The question, then, becomes that if Mr. Jagmohan had to be defrocked as the Minister for Urban Development because he was generating too much political costs, what is the guarantee that a painstakingly hard-working Minister like Mr. Shanta Kumar would be allowed to finish the task of streamlining the public distribution system.

Sooner or later, Mr. Shanta Kumar's efforts would start hurting some vested interests. Or, for that matter, how long would Mr. Arun Shourie be shown the prime ministerial indulgence. Already Mr. Shourie has earned the displeasure of the corporate crooks and their political stand-ins; he has invited the charge of breach of privilege for daring to call a political operator's bluff.
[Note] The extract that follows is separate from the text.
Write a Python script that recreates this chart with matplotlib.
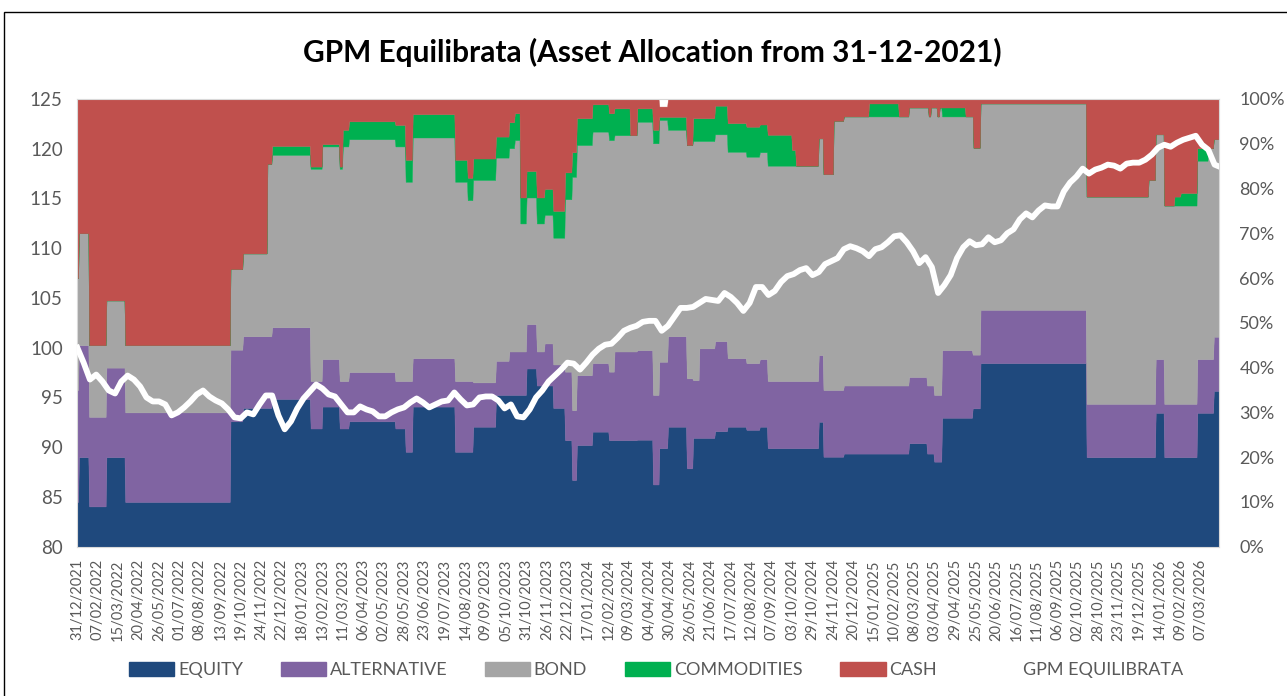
import numpy as np
import pandas as pd
import matplotlib
matplotlib.use('Agg')
import matplotlib.pyplot as plt
from matplotlib.lines import Line2D
from matplotlib.patches import Patch, Rectangle

plt.rcParams['font.family'] = ['Lato', 'DejaVu Sans']

# sheet calendar: weekdays up to late Nov 2022, then every day (Christmas 2022 missing)
dates = pd.bdate_range('2021-12-31', '2022-11-25').append(
    pd.date_range('2022-11-28', '2026-03-31').drop([pd.Timestamp('2022-12-25')]))

# allocation changes (%), each value holds until the next date
seg_start = ['2021-12-31', '2022-01-04', '2022-01-21', '2022-02-22', '2022-03-28', '2022-09-30',
             '2022-10-24', '2022-12-04', '2022-12-10', '2023-01-29', '2023-02-13', '2023-03-07',
             '2023-03-11', '2023-03-19', '2023-05-17', '2023-05-30', '2023-06-08', '2023-08-01',
             '2023-08-17', '2023-08-24', '2023-09-22', '2023-10-09', '2023-10-16', '2023-10-23',
             '2023-10-31', '2023-11-13', '2023-11-23', '2023-12-04', '2023-12-19', '2023-12-28',
             '2024-01-03', '2024-01-23', '2024-02-13', '2024-02-20', '2024-03-11', '2024-03-20',
             '2024-04-09', '2024-04-17', '2024-04-28', '2024-05-22', '2024-05-30', '2024-06-07',
             '2024-06-27', '2024-07-13', '2024-08-06', '2024-08-23', '2024-09-02', '2024-10-03',
             '2024-10-08', '2024-11-06', '2024-11-12', '2024-11-25', '2024-12-08', '2025-01-09',
             '2025-02-16', '2025-03-01', '2025-03-24', '2025-03-26', '2025-03-29', '2025-04-02',
             '2025-04-06', '2025-04-09', '2025-04-12', '2025-05-12', '2025-05-21', '2025-05-22',
             '2025-05-31', '2025-10-13', '2025-12-31', '2026-01-09', '2026-01-20', '2026-02-02',
             '2026-02-10', '2026-03-03', '2026-03-17', '2026-03-24']
equity = [10, 20, 9, 20, 10, 28, 31, 31, 33, 26.4, 31.3, 26.4,
          26.4, 28, 26.4, 21.2, 31.3, 21.2, 21.2, 26.8, 33.9, 33.9, 33.9, 33.9,
          39.8, 36, 36, 31, 23.8, 14.9, 22.7, 25.7, 23.8, 23.8, 23.8, 23.9,
          13.9, 22, 26.8, 17.5, 24.3, 24.3, 25.8, 26.8, 26.1, 26.8, 22, 22,
          22, 27.9, 20.1, 20.1, 20.8, 20.8, 20.8, 23.1, 20.8, 20.8, 20.8, 19,
          19, 19, 28.8, 28.8, 30.9, 30.9, 41, 20, 20, 29.9, 20, 20,
          20, 29.9, 29.9, 34.8]
alternative = [25, 25, 20, 20, 20, 16, 16, 16, 16, 10.6, 10.6, 10.6,
               10.6, 11, 10.6, 15.8, 10.8, 15.8, 15.8, 9.9, 7.6, 9.7, 9.7, 9.7,
               9.9, 7.6, 9.4, 9.7, 15.3, 15.6, 15.6, 15.3, 15.3, 19.8, 19.8, 20,
               20, 19.3, 20.2, 20.1, 12.9, 20, 20.1, 15.3, 14.9, 15.1, 15, 15,
               15, 14.9, 14.9, 14.9, 15.2, 15.2, 15.2, 14.8, 15.2, 15.2, 15.2, 14.9,
               14.9, 14.9, 15.1, 15.1, 12, 12, 11.9, 11.9, 11.9, 12, 11.9, 11.9,
               11.9, 12, 12, 12.1]
bond = [25, 25, 16, 15, 15, 18, 18.5, 38.5, 38.5, 47.4, 47.5, 47.4,
        52.4, 52, 52.4, 44.5, 49.3, 44.5, 40.4, 45.2, 45.4, 45.4, 47.2, 28.6,
        28.3, 28.6, 28.7, 28.3, 38.5, 52.1, 51.4, 51.7, 51.7, 48.3, 48.3, 51,
        56.2, 54, 46.1, 52.1, 53.4, 46.3, 46.2, 46.1, 46.1, 46.2, 48.1, 48.1,
        48.1, 48.4, 48.2, 60.1, 60.1, 60.1, 60.1, 60.2, 62.1, 60.1, 62.1, 64.2,
        62.2, 64.2, 52.2, 52.2, 53.2, 46.2, 46.1, 46.3, 50, 50.2, 44.3, 44.3,
        44.3, 44.3, 47.1, 44.1]
commodities = [0, 0, 0, 0, 0, 0, 0, 0, 2, 0.5, 0.5, 0.5,
               3.7, 4, 4.8, 4.9, 5.2, 4.9, 5, 4.8, 4.7, 5.8, 6, 5.8,
               5.9, 5.8, 5.8, 6, 6, 5.5, 6, 6.1, 6, 6, 0, 3,
               3, 0.7, 2.9, 0, 5.1, 5.1, 6.4, 6.4, 6.7, 6.2, 6.9, 3.5,
               0, 0, 0, 0, 0, 2.9, 0, 0, 0, 0, 0, 0,
               0, 0, 2, 0, 0, 0, 0, 0, 0, 0, 0, 2,
               2.8, 2.8, 0, 0]
cash = [40, 30, 55, 45, 55, 38, 34.5, 14.5, 10.5, 15.1, 10.1, 15.1,
        6.9, 5, 5.8, 13.6, 3.4, 13.6, 17.6, 13.3, 8.4, 5.2, 3.2, 22,
        16.1, 22, 20.1, 25, 16.4, 11.9, 4.3, 1.2, 3.2, 2.1, 8.1, 2.1,
        6.9, 2.3, 4, 10.3, 4.3, 4.3, 1.5, 5.4, 6.2, 5.7, 8, 11.4,
        14.9, 8.8, 16.8, 4.9, 3.9, 1, 3.9, 1.9, 1.9, 3.9, 1.9, 1.9,
        3.9, 1.9, 1.9, 3.9, 3.9, 10.9, 1, 21.8, 18.1, 7.9, 23.8, 21.8,
        21, 11, 11, 9]

# GPM Equilibrata value, read every 8 points of the sheet, plus the last one
nav = [100.0, 98.5, 96.8, 97.3, 96.6, 95.7, 95.4, 96.6, 97.2, 96.8,
       96.1, 95.0, 94.6, 94.6, 94.3, 93.2, 93.5, 94.0, 94.6, 95.3,
       95.7, 95.1, 94.7, 94.4, 93.8, 93.0, 92.9, 93.5, 93.3, 94.3,
       95.2, 95.2, 93.2, 91.8, 92.6, 93.9, 94.9, 95.6, 96.3, 95.9,
       95.3, 95.1, 94.3, 93.5, 93.5, 94.1, 93.8, 93.6, 93.1, 93.1,
       93.5, 93.8, 94.0, 94.5, 94.9, 94.5, 94.0, 94.3, 94.6, 94.7,
       95.5, 94.8, 94.2, 94.3, 95.0, 95.1, 95.1, 94.7, 93.9, 94.3,
       93.1, 93.0, 93.8, 95.0, 95.7, 96.6, 97.2, 97.8, 98.5, 98.4,
       97.8, 98.5, 99.3, 99.9, 100.3, 100.4, 101.0, 101.7, 102.0, 102.2,
       102.6, 102.7, 102.7, 101.7, 102.2, 103.1, 104.0, 104.0, 104.1, 104.5,
       104.9, 104.8, 104.7, 105.5, 105.1, 104.5, 103.7, 104.5, 106.1, 106.1,
       105.3, 105.7, 106.6, 107.2, 107.4, 107.8, 108.0, 107.3, 107.6, 108.4,
       108.7, 109.0, 109.9, 110.2, 110.0, 109.7, 109.2, 109.9, 110.1, 110.6,
       111.2, 111.3, 110.6, 109.7, 108.5, 109.1, 108.1, 105.5, 106.3, 107.3,
       109.0, 110.1, 110.7, 110.3, 110.4, 111.1, 110.6, 110.8, 111.5, 111.9,
       112.9, 113.5, 113.1, 113.8, 114.3, 114.2, 114.2, 115.7, 116.6, 117.2,
       118.0, 117.5, 117.9, 118.1, 118.4, 118.3, 118.0, 118.5, 118.6, 118.6,
       118.9, 119.4, 120.1, 120.4, 120.2, 120.6, 120.9, 121.1, 121.3, 120.4,
       119.9, 118.4, 118.2]

names = ['EQUITY', 'ALTERNATIVE', 'BOND', 'COMMODITIES', 'CASH']
colors = ['#1F497D', '#8064A2', '#A5A5A5', '#00B050', '#C0504D']

N = len(dates)
x = np.arange(N)
seg_pos = np.searchsorted(dates, pd.to_datetime(seg_start))
which = np.searchsorted(seg_pos, x, side='right') - 1
layers = [np.array(v, dtype=float)[which] for v in (equity, alternative, bond, commodities, cash)]

nav_x = list(range(0, N, 8)) + [N - 1]

fig = plt.figure(figsize=(12.87, 6.96), dpi=100)
fig.add_artist(Rectangle((4 / 1287, -0.1), 1.5, 1.1 - 12 / 696, transform=fig.transFigure,
                         fill=False, edgecolor='black', lw=1))

ax = fig.add_axes([0.0601, 0.2145, 0.8873, 0.6433])
polys = ax.stackplot(x, *layers, colors=colors)
for p, c in zip(polys, colors):
    p.set_edgecolor(c)
    p.set_linewidth(0.3)
ax.set_xlim(0, N - 1)
ax.set_ylim(0, 100)
ax.set_xticks(range(0, N, 26))
ax.set_xticklabels([d.strftime('%d/%m/%Y') for d in dates[::26]], rotation=90)
ax.tick_params(axis='x', length=0, pad=9, labelsize=10.5, labelcolor='#595959')
for s in ax.spines.values():
    s.set_color('#D9D9D9')

ax2 = ax.twinx()
ax2.plot(nav_x, nav, color='white', lw=4.2, solid_joinstyle='round')
ax2.set_ylim(80, 125)
ax2.set_yticks(range(80, 126, 5))
for s in ax2.spines.values():
    s.set_visible(False)

# percent scale on the right, index scale on the left
ax.yaxis.tick_right()
ax.set_yticks(range(0, 101, 10))
ax.set_yticklabels([f'{v}%' for v in range(0, 101, 10)])
ax.tick_params(axis='y', which='both', left=False, labelleft=False, right=False, labelright=True,
               pad=11, labelsize=13, labelcolor='#595959')
ax2.yaxis.tick_left()
ax2.tick_params(axis='y', which='both', right=False, labelright=False, left=False, labelleft=True,
                pad=7, labelsize=13.5, labelcolor='#595959')

fig.text(0.507, 1 - 52 / 696, 'GPM Equilibrata (Asset Allocation from 31-12-2021)',
         ha='center', va='center', fontsize=21.5, fontweight='bold', color='black')

handles = [Patch(facecolor=c, edgecolor=c) for c in colors]
handles.append(Line2D([0], [0], color='white', lw=3.8))
fig.legend(handles, names + ['GPM EQUILIBRATA'], loc='center', bbox_to_anchor=(0.51, 1 - 670 / 696),
           ncol=6, frameon=False, fontsize=13, labelcolor='#595959', handlelength=2.5,
           handleheight=0.8, handletextpad=0.2, columnspacing=2.1)

fig.savefig('out.png', dpi=100)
Even more pertinent a question presents itself: can individual Ministers - however competent, however dedicated, and however sincere - break out of the Hindu rate of governance without the Prime Minister of the day providing a hands-on leadership. Even if they could create little islands of ministerial efficiency, they would hardly change the fundamentals without a new collective approach.

Without a Prime Ministerial commitment, courage and clarity about our national vision, about what is right for India in the long term, what are the costs and who would pay these costs and who need to defer gratifications, there would be no breaking out of the hindu rate of governance.

The imperative of the day and the age is an inspired and inspiring Prime Minister, who would use the vast authority of his office to reorder the institutional arrangement and administrative energies of the Indian state in a manner that would excite and mobilise this disparate, multi-cultural society. The historic onus is on Mr. Vajpayee. He must begin by coming to terms with the inadequacies of the RSS world view. He is welcome to perform the guru dakshina once a year but he must mentally exorcise himself of the antediluvian demons that abound in the RSS mythology. Only then would it be possible for him to demand and get cooperation from political foes and friends in breaking out of the Hindu rate of governance.